— begin —

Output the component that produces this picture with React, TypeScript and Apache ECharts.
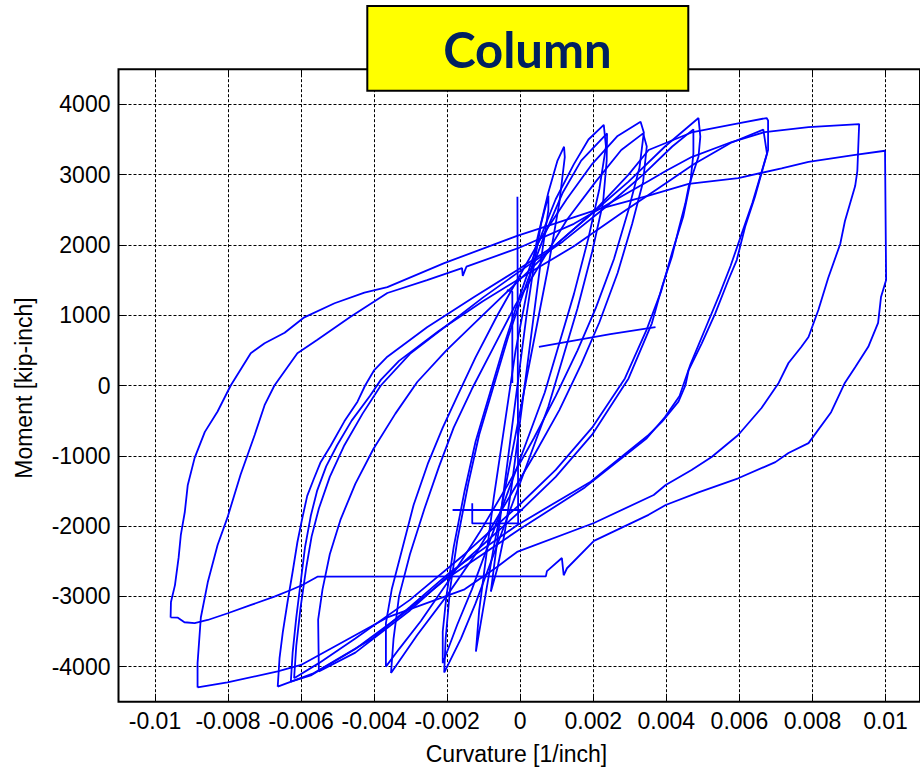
import React, { useEffect, useRef } from "react";
import * as echarts from "echarts";

// ---- axis settings / labels ----
const xTitle = "Curvature [1/inch]";
const yTitle = "Moment [kip-inch]";
const chartTitle = "Column";

// ---- hysteresis branches: [curvature (1/inch), moment (kip-inch)] ----
const loopA = [
  [-0.00957, -3300], [-0.00956, -3080], [-0.00945, -2840], [-0.00935, -2450], [-0.00929, -2130],
  [-0.00918, -1800], [-0.0091, -1420], [-0.00891, -1030], [-0.00863, -660], [-0.00828, -370],
  [-0.00792, 0], [-0.00737, 460], [-0.00699, 600], [-0.00644, 750], [-0.0059, 970], [-0.00507, 1170],
  [-0.00425, 1320], [-0.00362, 1400], [-0.00206, 1740], [-0.00006, 2130], [0.00095, 2300],
  [0.00218, 2510], [0.00355, 2700], [0.00465, 2870], [0.00601, 2950], [0.0072, 3090], [0.00794, 3180],
  [0.00922, 3280], [0.01004, 3340], [0.01007, 1500], [0.00993, 1260], [0.00985, 890], [0.00958, 550],
  [0.00922, 260], [0.00894, 40], [0.00856, -380], [0.00794, -820], [0.00739, -960], [0.00703, -1090],
  [0.00601, -1320], [0.00492, -1520], [0.00402, -1700], [0.00355, -1840], [0.00205, -2210],
  [0.00131, -2600], [0.00122, -2700], [0.00117, -2454], [0.00076, -2640], [0.00073, -2715],
  [-0.00554, -2720], [-0.00595, -2838], [-0.00627, -2909], [-0.00672, -3004], [-0.00736, -3122],
  [-0.008, -3240], [-0.00855, -3336], [-0.00891, -3382], [-0.00919, -3368], [-0.00937, -3303],
  [-0.00957, -3300],
];

const loopB = [
  [-0.00883, -4296], [-0.00883, -3950], [-0.00874, -3300], [-0.00855, -2800], [-0.00828, -2270],
  [-0.00801, -1880], [-0.00765, -1270], [-0.00726, -700], [-0.00699, -280], [-0.00672, 0],
  [-0.00609, 460], [-0.00554, 650], [-0.00464, 974], [-0.00362, 1316], [-0.00253, 1500],
  [-0.00157, 1671], [-0.00155, 1560], [-0.00145, 1690], [0, 1960], [0.0015, 2300], [0.0025, 2600],
  [0.00355, 2909], [0.00402, 3051], [0.00473, 3250], [0.00583, 3464], [0.00674, 3606],
  [0.00794, 3677], [0.00933, 3720], [0.00928, 3051], [0.00922, 2838], [0.00894, 2340],
  [0.00881, 2013], [0.00848, 1530], [0.00821, 1074], [0.00794, 690], [0.00774, 548], [0.00739, 320],
  [0.00712, 36], [0.00665, -320], [0.00601, -704], [0.00528, -1017], [0.00473, -1202],
  [0.00402, -1415], [0.00369, -1558], [0.00205, -1956], [-0.00006, -2368], [-0.00061, -2582],
  [-0.0015, -2900], [-0.00362, -3300], [-0.00599, -3976], [-0.00663, -4068], [-0.00801, -4225],
  [-0.00883, -4296],
];

const loopC1 = [
  [-0.00663, -4285], [-0.00658, -3880], [-0.00649, -3510], [-0.00636, -3080], [-0.00622, -2650],
  [-0.00609, -2230], [-0.00596, -1900], [-0.00582, -1570], [-0.00564, -1330], [-0.00546, -1100],
  [-0.00518, -860], [-0.0048, -510], [-0.00444, -230], [-0.00423, 0], [-0.00398, 220],
  [-0.00362, 410], [-0.00253, 830], [-0.00124, 1260], [-0.00006, 1640], [0.001, 2000],
  [0.002, 2450], [0.003, 3000], [0.00355, 3350], [0.00473, 3600], [0.00601, 3730], [0.00679, 3805],
  [0.00683, 3770], [0.00683, 3350], [0.00665, 3020], [0.00647, 2686], [0.0062, 2259],
  [0.00597, 1785], [0.00574, 1501], [0.00538, 1027], [0.00501, 600], [0.00465, 220], [0.00456, 0],
  [0.00437, -230], [0.00392, -515], [0.00355, -704], [0.00196, -1368], [-0.00005, -1984],
  [-0.00188, -2648], [-0.003, -3150], [-0.00403, -3600], [-0.00567, -4100], [-0.00663, -4285],
];

const loopC2 = [
  [-0.00627, -4213], [-0.00622, -3800], [-0.00612, -3300], [-0.006, -2800], [-0.00588, -2300],
  [-0.00572, -1850], [-0.00555, -1500], [-0.0053, -1150], [-0.005, -850], [-0.0046, -500],
  [-0.0041, -150], [-0.0038, 80], [-0.0033, 350], [-0.0022, 780], [-0.001, 1200], [0.0002, 1580],
  [0.0015, 1980], [0.0028, 2450], [0.0038, 2800], [0.0048, 3150], [0.0058, 3450], [0.0067, 3640],
  [0.0068, 3300], [0.0066, 2950], [0.0064, 2600], [0.0061, 2150], [0.0058, 1700], [0.0055, 1300],
  [0.0051, 800], [0.0047, 300], [0.0044, -150], [0.004, -450], [0.0035, -750], [0.0018, -1450],
  [0, -2050], [-0.002, -2750], [-0.0032, -3250], [-0.0045, -3750], [-0.0057, -4120],
  [-0.00627, -4213],
];

const loopD1 = [
  [-0.0055, -4070], [-0.00552, -3330], [-0.0054, -2900], [-0.0052, -2400], [-0.0049, -1900],
  [-0.0045, -1400], [-0.004, -900], [-0.0034, -400], [-0.0028, 50], [-0.002, 500], [-0.001, 1000],
  [0, 1500], [0.001, 2000], [0.002, 2450], [0.003, 2900], [0.004, 3400], [0.00492, 3805],
  [0.00497, 3540], [0.00492, 3255], [0.00465, 2830], [0.00456, 2592], [0.00437, 2212],
  [0.00419, 1832], [0.00392, 1406], [0.00364, 885], [0.003, 100], [0.002, -700], [0.001, -1300],
  [0, -1800], [-0.0015, -2500], [-0.003, -3200], [-0.0045, -3800], [-0.0055, -4070],
];

const loopD2 = [
  [-0.00618, -4165], [-0.00612, -3700], [-0.006, -3150], [-0.00585, -2600], [-0.0057, -2150],
  [-0.0055, -1750], [-0.0052, -1300], [-0.0048, -850], [-0.0043, -400], [-0.0038, 0],
  [-0.003, 450], [-0.002, 850], [-0.001, 1250], [0, 1620], [0.0012, 2050], [0.0024, 2550],
  [0.0034, 3000], [0.0042, 3400], [0.00478, 3644], [0.00478, 3300], [0.0047, 2900], [0.0045, 2400],
  [0.0042, 1900], [0.0039, 1350], [0.0035, 800], [0.0029, 100], [0.002, -600], [0.001, -1200],
  [0, -1700], [-0.0015, -2400], [-0.003, -3050], [-0.0045, -3600], [-0.0055, -3950],
  [-0.00618, -4165],
];

const loopE1 = [
  [-0.00366, -4000], [-0.00366, -3380], [-0.0035, -2900], [-0.0032, -2300], [-0.0029, -1700],
  [-0.0025, -1100], [-0.0021, -600], [-0.0017, -150], [-0.0012, 400], [-0.0006, 1000], [0, 1550],
  [0.0006, 2100], [0.0013, 2650], [0.002, 3150], [0.0027, 3550], [0.00333, 3752], [0.00342, 3600],
  [0.0033, 3100], [0.003, 2500], [0.0026, 1800], [0.0021, 1100], [0.0016, 500], [0.001, -150],
  [0.0004, -750], [-0.0003, -1400], [-0.0011, -2100], [-0.0019, -2750], [-0.0027, -3350],
  [-0.0033, -3750], [-0.00366, -4000],
];

const loopE2 = [
  [-0.00352, -4090], [-0.00345, -3600], [-0.0033, -3000], [-0.003, -2400], [-0.0026, -1750],
  [-0.0022, -1150], [-0.0018, -600], [-0.0013, -50], [-0.0007, 550], [-0.0001, 1150],
  [0.0006, 1750], [0.0013, 2350], [0.0021, 2900], [0.0028, 3350], [0.0034, 3587], [0.0035, 3400],
  [0.0034, 2900], [0.0031, 2300], [0.0027, 1600], [0.0022, 900], [0.0017, 300], [0.0011, -350],
  [0.0004, -1000], [-0.0004, -1700], [-0.0012, -2400], [-0.002, -3000], [-0.0028, -3550],
  [-0.00352, -4090],
];

const loopF1 = [
  [-0.0021, -3952], [-0.0021, -3500], [-0.002, -3000], [-0.0018, -2300], [-0.0015, -1500],
  [-0.0012, -800], [-0.0008, -100], [-0.0004, 600], [0, 1250], [0.0005, 2000], [0.001, 2650],
  [0.0015, 3150], [0.0019, 3500], [0.00232, 3707], [0.00238, 3400], [0.0022, 2800], [0.0019, 2100],
  [0.0015, 1300], [0.0011, 600], [0.0007, -100], [0.0002, -800], [-0.0003, -1500], [-0.0008, -2200],
  [-0.0013, -2900], [-0.0017, -3400], [-0.0021, -3952],
];

const loopF2 = [
  [-0.00206, -4085], [-0.00202, -3600], [-0.0019, -2900], [-0.0017, -2200], [-0.0014, -1400],
  [-0.0011, -700], [-0.0007, 0], [-0.0003, 700], [0.0002, 1450], [0.0007, 2150], [0.0012, 2750],
  [0.0017, 3200], [0.00241, 3587], [0.0024, 3200], [0.0023, 2600], [0.002, 1900], [0.0016, 1100],
  [0.0012, 400], [0.0008, -300], [0.0003, -1000], [-0.0002, -1700], [-0.0007, -2400],
  [-0.0012, -3100], [-0.0016, -3600], [-0.00206, -4085],
];

const loopG = [
  [-0.00119, -3787], [-0.0011, -3200], [-0.0009, -2400], [-0.0007, -1600], [-0.0005, -900],
  [-0.0003, -200], [-0.0001, 500], [0.0002, 1300], [0.0005, 2100], [0.0008, 2750], [0.00105, 3200],
  [0.00123, 3397], [0.00125, 3250], [0.0011, 2600], [0.0008, 1700], [0.0005, 900], [0.0002, 100],
  [-0.0001, -700], [-0.0004, -1500], [-0.0007, -2300], [-0.0009, -2900], [-0.00119, -3787],
];

const loopH = [
  [-0.00078, -2933], [-0.0006, -2200], [-0.0004, -1400], [-0.0002, -600], [0, 200], [0.0002, 1000],
  [0.0004, 1700], [0.0006, 2300], [0.0008, 2700], [0.0008, 2500], [0.0006, 1800], [0.0004, 1000],
  [0.0002, 200], [0, -600], [-0.0002, -1400], [-0.0004, -2100], [-0.0006, -2600], [-0.00078, -2933],
];

const glitchSpike = [
  [-0.00005, 2686], [-0.00003, -1962], [-0.00129, -1962], [-0.00129, -1676],
];
const glitchStep = [
  [-0.00183, -1771], [-0.00003, -1771], [0.0001, -1771],
];
const glitchDrift = [
  [0.00054, 548], [0.0015, 640], [0.0025, 730], [0.00374, 832],
];
const glitchBranch = [
  [-0.00034, 1358], [-0.00019, 1334], [-0.00019, 36],
];

const curves = [
  loopA, loopB, loopC1, loopC2, loopD1, loopD2, loopE1, loopE2,
  loopF1, loopF2, loopG, loopH, glitchSpike, glitchStep, glitchDrift, glitchBranch,
];

const FONT = '"Liberation Sans", Arial, sans-serif';

export default function App() {
  const ref = useRef<HTMLDivElement>(null);

  useEffect(() => {
    if (!ref.current) return;
    const chart = echarts.init(ref.current, undefined, { renderer: "svg" });

    const plotLeft = 118.5;
    const plotTop = 69.2;
    const plotW = 803.5;
    const plotH = 632.6;

    const dashed = { color: "#000", width: 1, type: [3, 2] as any };

    const option: any = {
      animation: false,
      backgroundColor: "#fff",
      grid: [
        {
          left: plotLeft, top: plotTop, width: plotW, height: plotH,
          show: true, borderColor: "#000", borderWidth: 2, backgroundColor: "transparent",
        },
        { left: plotLeft, top: 104.3, width: plotW, height: 562.4 },
        { left: 155, top: plotTop, width: 730.5, height: plotH },
      ],
      xAxis: [
        { gridIndex: 0, type: "value", min: -0.011, max: 0.011, show: false },
        { gridIndex: 1, type: "value", min: 0, max: 1, show: false },
        {
          gridIndex: 2, type: "value", min: -0.01, max: 0.01, interval: 0.002, position: "bottom",
          axisLine: { show: false },
          axisTick: { show: true, inside: true, length: 8, lineStyle: { color: "#000", width: 1 } },
          axisLabel: {
            color: "#000", fontSize: 23, fontFamily: FONT, margin: 8,
            formatter: (v: number) => String(parseFloat(v.toFixed(4)) || 0),
          },
          splitLine: { show: true, lineStyle: dashed },
        },
        {
          gridIndex: 2, type: "value", min: -0.01, max: 0.01, interval: 0.002, position: "top",
          axisLine: { show: false },
          axisTick: { show: true, inside: true, length: 8, lineStyle: { color: "#000", width: 1 } },
          axisLabel: { show: false },
          splitLine: { show: false },
        },
      ],
      yAxis: [
        { gridIndex: 0, type: "value", min: -4500, max: 4500, show: false },
        {
          gridIndex: 1, type: "value", min: -4000, max: 4000, interval: 1000, position: "left",
          axisLine: { show: false },
          axisTick: { show: true, inside: true, length: 8, lineStyle: { color: "#000", width: 1 } },
          axisLabel: {
            color: "#000", fontSize: 23, fontFamily: FONT, margin: 8,
            formatter: (v: number) => String(Math.round(v)),
          },
          splitLine: { show: true, lineStyle: dashed },
        },
        {
          gridIndex: 1, type: "value", min: -4000, max: 4000, interval: 1000, position: "right",
          axisLine: { show: false },
          axisTick: { show: true, inside: true, length: 8, lineStyle: { color: "#000", width: 1 } },
          axisLabel: { show: false },
          splitLine: { show: false },
        },
        { gridIndex: 2, type: "value", min: 0, max: 1, show: false },
      ],
      series: curves.map((d, i) => ({
        type: "line",
        name: "curve" + i,
        xAxisIndex: 0,
        yAxisIndex: 0,
        data: d,
        showSymbol: false,
        symbol: "none",
        silent: true,
        z: 5,
        lineStyle: { color: "#0000ff", width: 1.8 },
      })),
      graphic: [
        {
          type: "text", x: 516.5, y: 754, z: 50,
          style: { text: xTitle, fill: "#000", fontSize: 23, fontFamily: FONT, align: "center", verticalAlign: "middle" },
        },
        {
          type: "text", x: 23.5, y: 388, rotation: Math.PI / 2, z: 50,
          style: { text: yTitle, fill: "#000", fontSize: 23, fontFamily: FONT, align: "center", verticalAlign: "middle" },
        },
        {
          type: "rect", z: 100,
          shape: { x: 367.3, y: 6, width: 321, height: 84.7 },
          style: { fill: "#ffff00", stroke: "#000", lineWidth: 2 },
        },
        {
          type: "text", x: 527.4, y: 49, z: 101,
          style: {
            text: chartTitle, fill: "#002060", fontSize: 49, fontWeight: "bold",
            fontFamily: "Lato, 'Open Sans', sans-serif", align: "center", verticalAlign: "middle",
          },
        },
      ],
    };

    chart.setOption(option);
    return () => chart.dispose();
  }, []);

  return (
    <div
      ref={ref}
      style={{ position: "absolute", left: 0, top: 0, width: 920, height: 767, background: "#fff" }}
    />
  );
}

— end —

Instruction: Skip the pictures, please, and transcribe only the lines from the beginning of the material through the one that contains "import * as".

Response:
Output the component that produces this picture with React, TypeScript and Apache ECharts.
import React, { useEffect, useRef } from "react";
import * as echarts from "echarts";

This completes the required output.